Present each line of the entries below that holds the word "matplotlib".

'''

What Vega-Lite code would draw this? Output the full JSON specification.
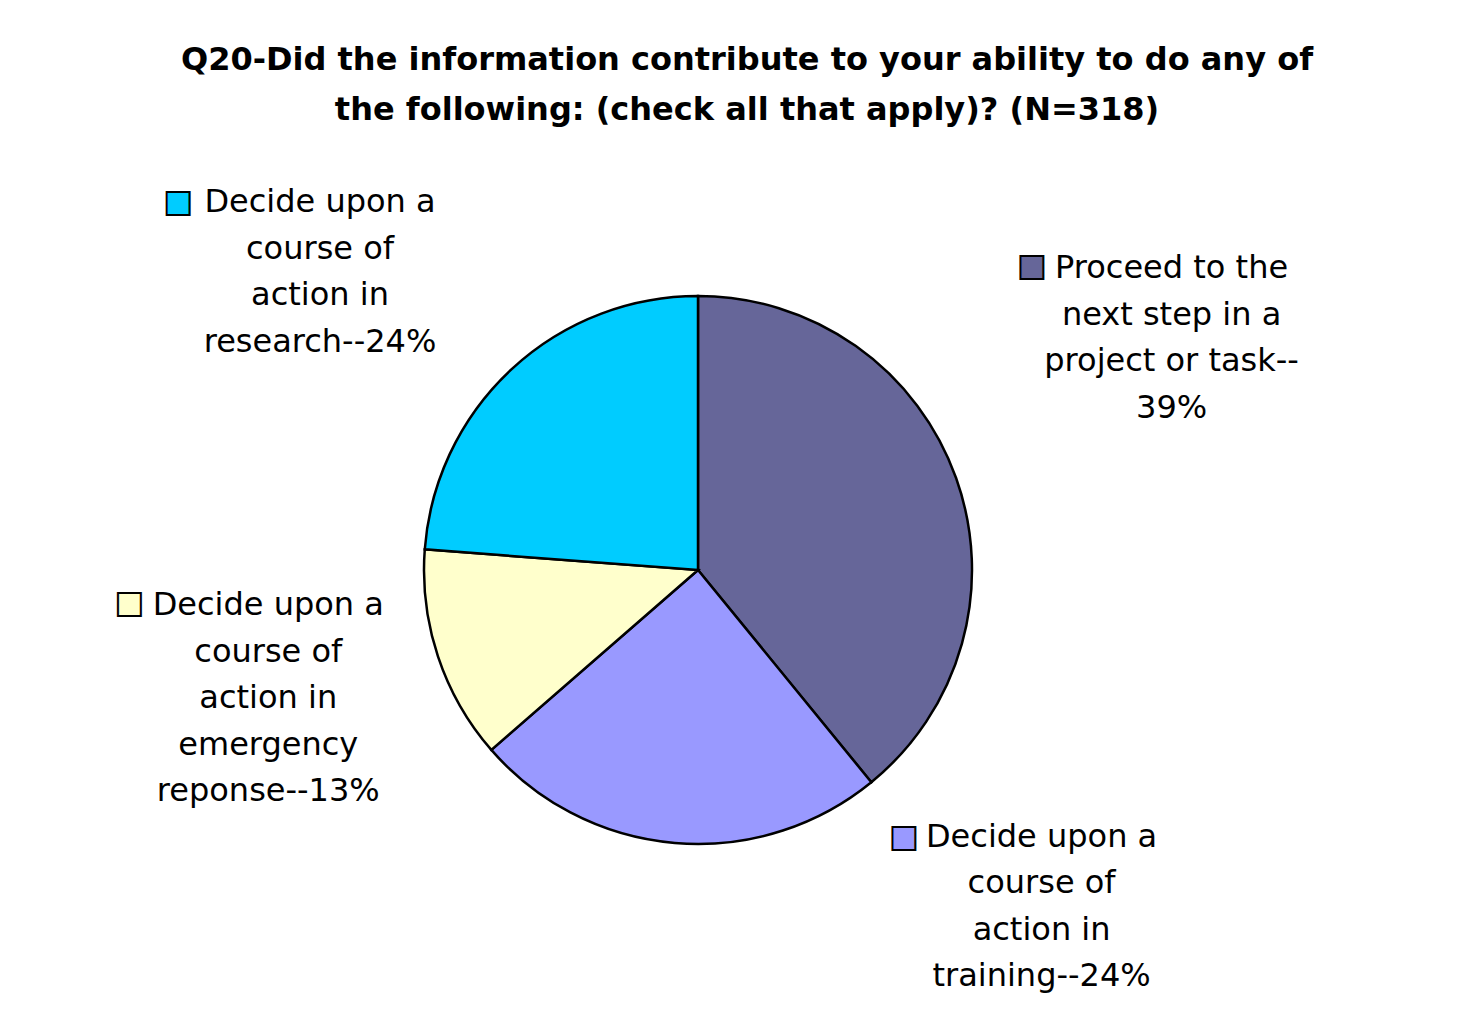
{
  "$schema": "https://vega.github.io/schema/vega-lite/v6.json",
  "width": 1376,
  "height": 860,
  "autosize": {"type": "none"},
  "padding": {"left": 10, "top": 140, "right": 89, "bottom": 32},
  "background": "white",
  "config": {"view": {"stroke": null}},
  "title": {
    "text": ["Q20-Did the information contribute to your ability to do any of", "the following: (check all that apply)? (N=318)"],
    "font": "DejaVu Sans",
    "fontSize": 32,
    "fontWeight": "bold",
    "color": "black",
    "lineHeight": 50,
    "anchor": "middle",
    "baseline": "bottom",
    "offset": -27,
    "dx": 49
  },
  "data": {
    "values": [
      {"idx": 1, "category": "Proceed to the next step in a project or task", "value": 39.1, "label": "Proceed to the\nnext step in a\nproject or task--\n39%"},
      {"idx": 2, "category": "Decide upon a course of action in training", "value": 24.5, "label": "Decide upon a\ncourse of\naction in\ntraining--24%"},
      {"idx": 3, "category": "Decide upon a course of action in emergency reponse", "value": 12.6, "label": "Decide upon a\ncourse of\naction in\nemergency\nreponse--13%"},
      {"idx": 4, "category": "Decide upon a course of action in research", "value": 23.8, "label": "Decide upon a\ncourse of\naction in\nresearch--24%"}
    ]
  },
  "encoding": {
    "theta": {"field": "value", "type": "quantitative", "stack": true},
    "order": {"field": "idx", "type": "quantitative"}
  },
  "layer": [
    {
      "mark": {"type": "arc", "radius": 274, "stroke": "black", "strokeWidth": 2.5},
      "encoding": {
        "color": {
          "field": "category", "type": "nominal", "legend": null,
          "scale": {
            "domain": ["Proceed to the next step in a project or task", "Decide upon a course of action in training", "Decide upon a course of action in emergency reponse", "Decide upon a course of action in research"],
            "range": ["#666699", "#9999FF", "#FFFFCC", "#00CCFF"]
          }
        }
      }
    },
    {
      "mark": {"type": "text", "radius": 300, "dx": 191, "dy": -201, "align": "center", "baseline": "middle", "font": "DejaVu Sans", "fontSize": 32, "lineHeight": 46.5, "lineBreak": "\n", "color": "black"},
      "encoding": {"text": {"condition": {"test": "datum.idx === 1", "field": "label", "type": "nominal"}, "value": ""}}
    },
    {
      "mark": {"type": "text", "radius": 300, "dx": 369, "dy": -32, "align": "center", "baseline": "middle", "font": "DejaVu Sans", "fontSize": 32, "lineHeight": 46.5, "lineBreak": "\n", "color": "black"},
      "encoding": {"text": {"condition": {"test": "datum.idx === 2", "field": "label", "type": "nominal"}, "value": ""}}
    },
    {
      "mark": {"type": "text", "radius": 300, "dx": -145, "dy": -59, "align": "center", "baseline": "middle", "font": "DejaVu Sans", "fontSize": 32, "lineHeight": 46.5, "lineBreak": "\n", "color": "black"},
      "encoding": {"text": {"condition": {"test": "datum.idx === 3", "field": "label", "type": "nominal"}, "value": ""}}
    },
    {
      "mark": {"type": "text", "radius": 300, "dx": -174, "dy": -148, "align": "center", "baseline": "middle", "font": "DejaVu Sans", "fontSize": 32, "lineHeight": 46.5, "lineBreak": "\n", "color": "black"},
      "encoding": {"text": {"condition": {"test": "datum.idx === 4", "field": "label", "type": "nominal"}, "value": ""}}
    },
    {
      "mark": {"type": "text", "radius": 300, "dx": 51, "dy": -203, "align": "center", "baseline": "middle", "font": "DejaVu Sans", "fontSize": 30, "stroke": "black", "strokeWidth": 2},
      "encoding": {
        "text": {"condition": {"test": "datum.idx === 1", "value": "■"}, "value": ""},
        "color": {"field": "category", "type": "nominal", "legend": null}
      }
    },
    {
      "mark": {"type": "text", "radius": 300, "dx": 231, "dy": -32, "align": "center", "baseline": "middle", "font": "DejaVu Sans", "fontSize": 30, "stroke": "black", "strokeWidth": 2},
      "encoding": {
        "text": {"condition": {"test": "datum.idx === 2", "value": "■"}, "value": ""},
        "color": {"field": "category", "type": "nominal", "legend": null}
      }
    },
    {
      "mark": {"type": "text", "radius": 300, "dx": -284, "dy": -61, "align": "center", "baseline": "middle", "font": "DejaVu Sans", "fontSize": 30, "stroke": "black", "strokeWidth": 2},
      "encoding": {
        "text": {"condition": {"test": "datum.idx === 3", "value": "■"}, "value": ""},
        "color": {"field": "category", "type": "nominal", "legend": null}
      }
    },
    {
      "mark": {"type": "text", "radius": 300, "dx": -316, "dy": -148, "align": "center", "baseline": "middle", "font": "DejaVu Sans", "fontSize": 30, "stroke": "black", "strokeWidth": 2},
      "encoding": {
        "text": {"condition": {"test": "datum.idx === 4", "value": "■"}, "value": ""},
        "color": {"field": "category", "type": "nominal", "legend": null}
      }
    }
  ]
}
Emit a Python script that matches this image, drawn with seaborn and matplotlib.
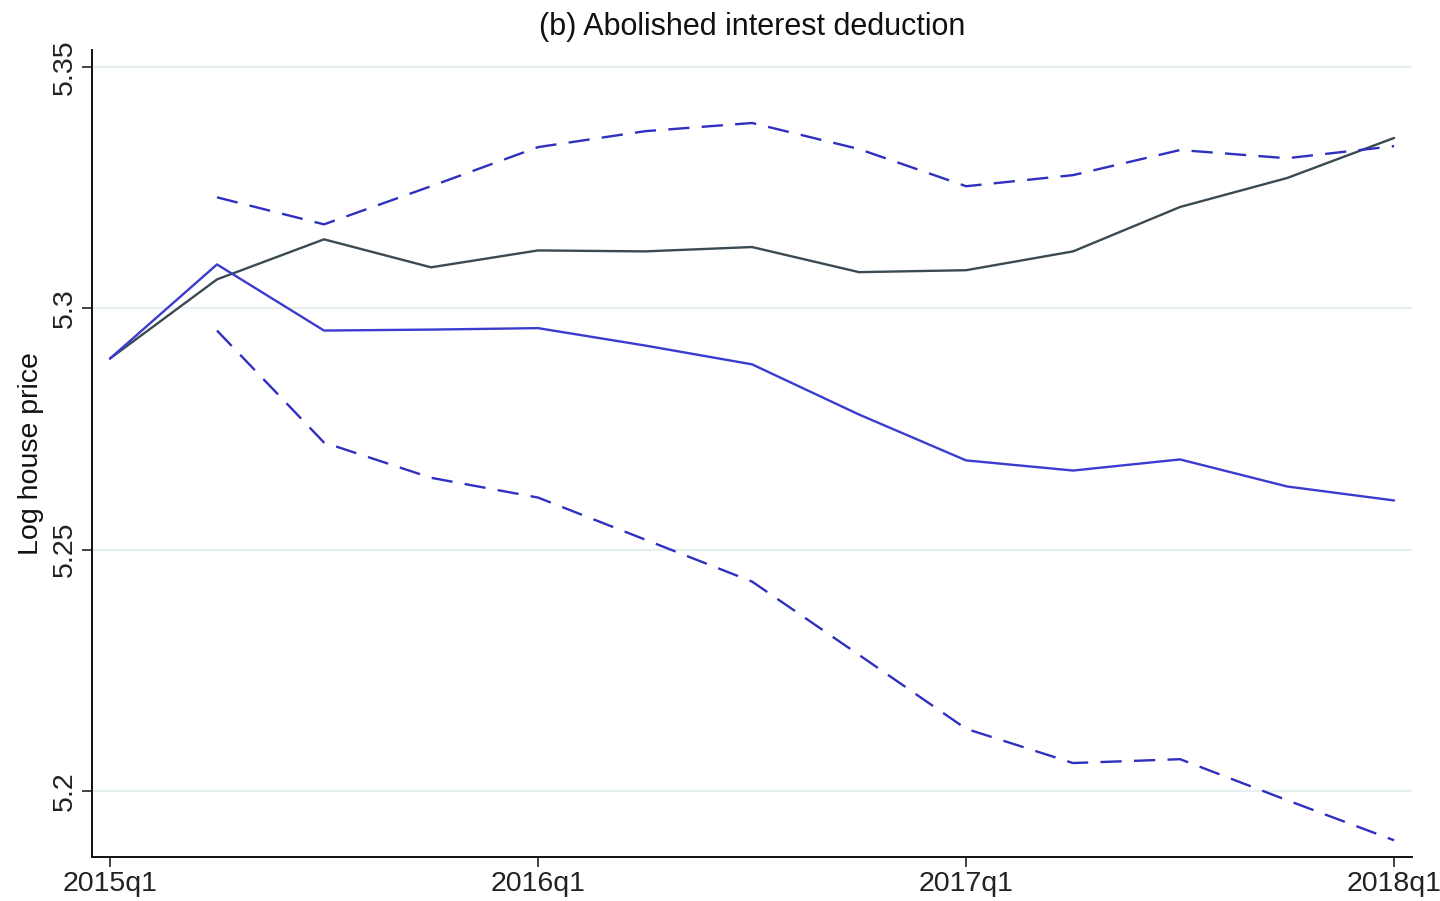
import matplotlib
matplotlib.use("Agg")
import matplotlib.pyplot as plt
import seaborn as sns
import pandas as pd

# Quarterly log house prices, 2015q1..2018q1
quarters = list(range(13))
tick_positions = [0, 4, 8, 12]
tick_labels = ["2015q1", "2016q1", "2017q1", "2018q1"]

actual = [5.2896, 5.3060, 5.3143, 5.3085, 5.3120, 5.3118, 5.3127,
          5.3075, 5.3079, 5.3118, 5.3210, 5.3270, 5.3353]
synthetic = [5.2896, 5.3091, 5.2954, 5.2956, 5.2959, 5.2923, 5.2884,
             5.2780, 5.2685, 5.2664, 5.2687, 5.2631, 5.2602]
upper_q = quarters[1:]
upper = [5.3230, 5.3174, 5.3253, 5.3334, 5.3367, 5.3384, 5.3330,
         5.3253, 5.3276, 5.3328, 5.3311, 5.3336]
lower_q = quarters[1:]
lower = [5.2954, 5.2722, 5.2649, 5.2608, 5.2521, 5.2434, 5.2282,
         5.2129, 5.2058, 5.2066, 5.1981, 5.1898]

sns.set_theme(style="white")
plt.rcParams["font.family"] = ["Liberation Sans", "DejaVu Sans"]

fig = plt.figure(figsize=(14.4, 9.01), dpi=100)
ax = fig.add_axes([0.0639, 0.0488, 0.9167, 0.8957])

grid_color = "#e6eef0"
for yv in [5.2, 5.25, 5.3, 5.35]:
    ax.axhline(yv, color=grid_color, lw=1.6, zorder=0)

dark = "#3b4a52"
blue = "#3b3bd0"
dblue = "#2f2fc0"

df_a = pd.DataFrame({"q": quarters, "v": actual})
df_s = pd.DataFrame({"q": quarters, "v": synthetic})
df_u = pd.DataFrame({"q": upper_q, "v": upper})
df_l = pd.DataFrame({"q": lower_q, "v": lower})

sns.lineplot(data=df_a, x="q", y="v", ax=ax, color=dark, lw=1.7)
sns.lineplot(data=df_s, x="q", y="v", ax=ax, color=blue, lw=1.7)
sns.lineplot(data=df_u, x="q", y="v", ax=ax, color=dblue, lw=1.7,
             dashes=False).lines[-1].set_dashes((9, 5.2))
sns.lineplot(data=df_l, x="q", y="v", ax=ax, color=dblue, lw=1.7,
             dashes=False).lines[-1].set_dashes((9, 5.2))

ax.set_xlim(-0.168, 12.168)
ax.set_ylim(5.18633, 5.35352)
ax.set_xticks(tick_positions)
ax.set_xticklabels(tick_labels)
ax.set_yticks([5.2, 5.25, 5.3, 5.35])
ax.set_yticklabels(["5.2", "5.25", "5.3", "5.35"], rotation=90, va="center")

for s in ["top", "right"]:
    ax.spines[s].set_visible(False)
for s in ["left", "bottom"]:
    ax.spines[s].set_color("#111111")
    ax.spines[s].set_linewidth(1.4)

ax.tick_params(axis="both", which="major", direction="out", length=7,
               width=1.2, color="#222222", labelsize=20.5, labelcolor="#222222",
               left=True, bottom=True, pad=3)
ax.set_xlabel("")
ax.set_ylabel("Log house price", fontsize=20.5, color="#111111", labelpad=6)
ax.set_title("(b) Abolished interest deduction", fontsize=22,
             color="#111111", pad=11)

fig.savefig("out.png", dpi=100, facecolor="white")
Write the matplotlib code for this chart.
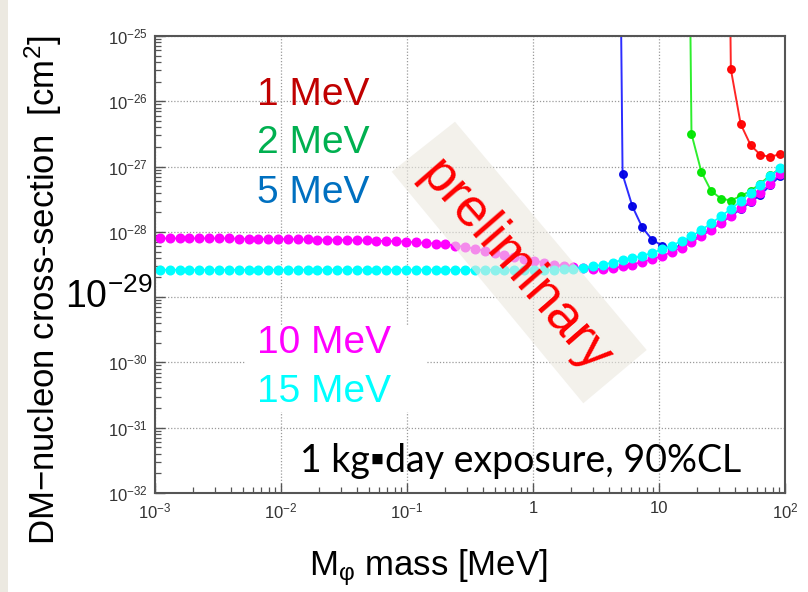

'''

● TASK SOLUTION
Emit a Python script that matches this image, drawn with seaborn and matplotlib.
import matplotlib
matplotlib.use("Agg")
import matplotlib.pyplot as plt
Write the matplotlib code for this chart.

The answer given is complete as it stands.